A new study has revealed that antidepressants can have an effect on the brain of a patient within three hours.
Scientists came to this conclusion after testing the widely-used drug escitalopram, known as Cipralex in the UK and Lexapro in the US. The drug contains a serotonin re-uptake inhibitor (SSRI).
Seratonin is known as a neurotransmitter, a chemical which carries signals between the nerve cells in the brain. According to the NHS, SSRIs allow more of the chemical to relay messages between nerve cells situated close to each other.
Previously, it was believed that SSRIs take weeks to affect a patient. However, a study done by scientists based at the Max Planck Institute for Human Cognitive and Brain Sciences in Germany, indicates that it could take as little as three hours.
During the research, the brains of volunteers who had taken escitalopram were scanned to determine the blood flow.
The results indicated that the drug reducing connectivity in most of the brain, with an increase in connectivity in the thalamus and cerebellum areas.

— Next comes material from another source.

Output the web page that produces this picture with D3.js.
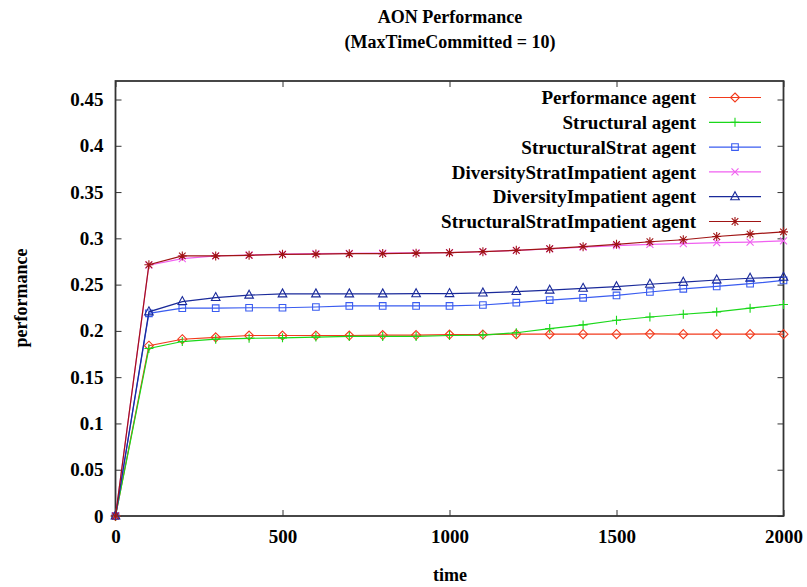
<!DOCTYPE html>
<html>
<head>
<meta charset="utf-8">
<script src="https://cdn.jsdelivr.net/npm/d3@7"></script>
<style>
  body { margin: 0; background: #fff; }
</style>
</head>
<body>
<div id="chart"></div>
<script>
const W = 807, H = 587;

// x values (time)
const times = d3.range(0, 2001, 100);

// series values
const performanceAgent = [0, 0.184, 0.191, 0.193, 0.195, 0.195, 0.195, 0.195, 0.1955, 0.1955, 0.196, 0.196, 0.1965, 0.1965, 0.1965, 0.1965, 0.1968, 0.1965, 0.1965, 0.1965, 0.1965];
const structuralAgent = [0, 0.181, 0.1885, 0.191, 0.192, 0.1925, 0.1933, 0.194, 0.194, 0.194, 0.195, 0.1955, 0.198, 0.2025, 0.2065, 0.2115, 0.215, 0.218, 0.2205, 0.2245, 0.2285];
const structuralStratAgent = [0, 0.219, 0.2245, 0.2245, 0.225, 0.225, 0.2258, 0.227, 0.227, 0.227, 0.227, 0.228, 0.2305, 0.2333, 0.2357, 0.2383, 0.242, 0.2455, 0.248, 0.251, 0.2545];
const diversityStratImpatientAgent = [0, 0.271, 0.278, 0.281, 0.282, 0.283, 0.2835, 0.2838, 0.284, 0.2842, 0.2845, 0.2855, 0.287, 0.2885, 0.2905, 0.2922, 0.2935, 0.2943, 0.2953, 0.296, 0.2972];
const diversityImpatientAgent = [0, 0.2206, 0.2317, 0.236, 0.2386, 0.24, 0.24, 0.24, 0.24, 0.2402, 0.2403, 0.241, 0.2425, 0.244, 0.246, 0.2478, 0.2504, 0.2526, 0.255, 0.2569, 0.258];
const structuralStratImpatientAgent = [0, 0.2715, 0.281, 0.281, 0.2817, 0.2827, 0.283, 0.2834, 0.2835, 0.284, 0.2845, 0.2856, 0.287, 0.2888, 0.291, 0.2935, 0.2963, 0.2985, 0.302, 0.3046, 0.307];

const seriesNames = ["Performance agent", "Structural agent", "StructuralStrat agent",
  "DiversityStratImpatient agent", "DiversityImpatient agent", "StructuralStratImpatient agent"];
const seriesValues = [performanceAgent, structuralAgent, structuralStratAgent,
  diversityStratImpatientAgent, diversityImpatientAgent, structuralStratImpatientAgent];
const colors = ["#f23a1c", "#1ad81a", "#3a5cf0", "#f060f0", "#1a2a9a", "#a01414"];
const markers = ["diamond", "plus", "square", "cross", "triangle", "star"];

const xTicks = [0, 500, 1000, 1500, 2000];
const yTicks = [0, 0.05, 0.1, 0.15, 0.2, 0.25, 0.3, 0.35, 0.4, 0.45];

const margin = {left: 115.5, right: W - 783.5, top: 81, bottom: H - 516};
const fontSize = 19;
const serif = "'Liberation Serif', 'Times New Roman', Tinos, Times, 'DejaVu Serif', 'Noto Serif', serif";

const svg = d3.select("#chart").append("svg")
  .attr("width", W)
  .attr("height", H);

const x = d3.scaleLinear().domain([0, 2000]).range([margin.left, W - margin.right]);
const y = d3.scaleLinear().domain([0, 0.47]).range([H - margin.bottom, margin.top]);

function label(sel, size) {
  return sel.style("font-family", serif).style("font-weight", "bold")
    .style("font-size", size + "px").style("fill", "#000");
}

// axes, ticks drawn inward and mirrored like gnuplot
const tickLen = 6;
function styleText(g) {
  g.attr("font-family", null).attr("font-size", null);
  label(g.selectAll("text"), fontSize);
}
svg.append("g")
  .attr("transform", `translate(0,${y(0)})`)
  .call(d3.axisBottom(x).tickValues(xTicks).tickSize(-tickLen).tickPadding(14).tickFormat(d3.format("d")))
  .call(g => g.select(".domain").remove())
  .call(styleText);
svg.append("g")
  .attr("transform", `translate(0,${margin.top})`)
  .call(d3.axisTop(x).tickValues(xTicks).tickSize(-tickLen).tickFormat(""))
  .call(g => g.select(".domain").remove());
svg.append("g")
  .attr("transform", `translate(${margin.left},0)`)
  .call(d3.axisLeft(y).tickValues(yTicks).tickSize(-tickLen).tickPadding(12).tickFormat(d => String(+d.toFixed(2))))
  .call(g => g.select(".domain").remove())
  .call(styleText);
svg.append("g")
  .attr("transform", `translate(${W - margin.right},0)`)
  .call(d3.axisRight(y).tickValues(yTicks).tickSize(-tickLen).tickFormat(""))
  .call(g => g.select(".domain").remove());
svg.selectAll(".tick line").attr("stroke", "#333");

// border
svg.append("rect")
  .attr("x", margin.left).attr("y", margin.top)
  .attr("width", x(2000) - x(0)).attr("height", y(0) - y(0.47))
  .attr("fill", "none").attr("stroke", "#333").attr("stroke-width", 1.8);

function markerPath(kind) {
  const p = d3.path();
  if (kind === "diamond") { p.moveTo(0, -4.5); p.lineTo(4.5, 0); p.lineTo(0, 4.5); p.lineTo(-4.5, 0); p.closePath(); }
  if (kind === "plus") { p.moveTo(-4.5, 0); p.lineTo(4.5, 0); p.moveTo(0, -4.5); p.lineTo(0, 4.5); }
  if (kind === "square") { p.rect(-3.3, -3.3, 6.6, 6.6); }
  if (kind === "cross") { p.moveTo(-3.5, -3.5); p.lineTo(3.5, 3.5); p.moveTo(-3.5, 3.5); p.lineTo(3.5, -3.5); }
  if (kind === "triangle") { p.moveTo(0, -5); p.lineTo(4.3, 3); p.lineTo(-4.3, 3); p.closePath(); }
  if (kind === "star") {
    p.moveTo(-4.5, 0); p.lineTo(4.5, 0); p.moveTo(0, -4.5); p.lineTo(0, 4.5);
    p.moveTo(-3.3, -3.3); p.lineTo(3.3, 3.3); p.moveTo(-3.3, 3.3); p.lineTo(3.3, -3.3);
  }
  return p.toString();
}

const line = d3.line().x((d, i) => x(times[i])).y(d => y(d));

seriesValues.forEach((vals, s) => {
  const g = svg.append("g");
  g.append("path")
    .attr("d", line(vals))
    .attr("fill", "none")
    .attr("stroke", colors[s])
    .attr("stroke-width", 1.2);
  g.selectAll(".pt")
    .data(vals)
    .enter().append("path")
    .attr("class", "pt")
    .attr("transform", (d, i) => `translate(${x(times[i])},${y(d)})`)
    .attr("d", markerPath(markers[s]))
    .attr("fill", "none")
    .attr("stroke", colors[s])
    .attr("stroke-width", 1.1);
});

// legend
const legend = svg.append("g");
seriesNames.forEach((name, s) => {
  const ly = 97.5 + s * 24.8;
  legend.append("text")
    .attr("x", 696).attr("y", ly).attr("dy", "0.35em")
    .attr("text-anchor", "end")
    .call(label, fontSize)
    .text(name);
  legend.append("line")
    .attr("x1", 709).attr("x2", 761).attr("y1", ly).attr("y2", ly)
    .attr("stroke", colors[s]).attr("stroke-width", 1.2);
  legend.append("path")
    .attr("transform", `translate(735,${ly})`)
    .attr("d", markerPath(markers[s]))
    .attr("fill", "none").attr("stroke", colors[s]).attr("stroke-width", 1.1);
});

// titles
svg.append("text").attr("x", 450).attr("y", 23).attr("text-anchor", "middle").call(label, 18).text("AON Performance");
svg.append("text").attr("x", 450).attr("y", 48).attr("text-anchor", "middle").call(label, 18).text("(MaxTimeCommitted = 10)");
svg.append("text").attr("x", 450).attr("y", 581).attr("text-anchor", "middle").call(label, 18).text("time");
svg.append("text").attr("transform", "translate(27,298) rotate(-90)").attr("text-anchor", "middle").call(label, 18).text("performance");
</script>
</body>
</html>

The leader of the study, from the Max Planck Institute for Human Cognitive and Brain Sciences in Germany, Dr Julia Sacher, said they did not expect the SSRI to have such a pronounced effect after such a short time or for the entire brain to be affected.
Although SSRIs are widely prescribed by doctors, it is not completely clear how it works.
Dr Sacher said their new findings may be an important first step toward clinical studies in patients suffering with depression. Researchers are hoping to compare the brains of patients who are recovering and those who do not respond to SSRI treatment.
Dr Sacher stated that becoming aware of the differences between the brains of individuals who are responsive to SSRIs and those who are not could aid in predicting who will benefit from this form of treatment and who may need an alternative treatment method.
She stated that their hope is to initiate better treatment decisions and to be able to tailor individualised therapies for those suffering from depression.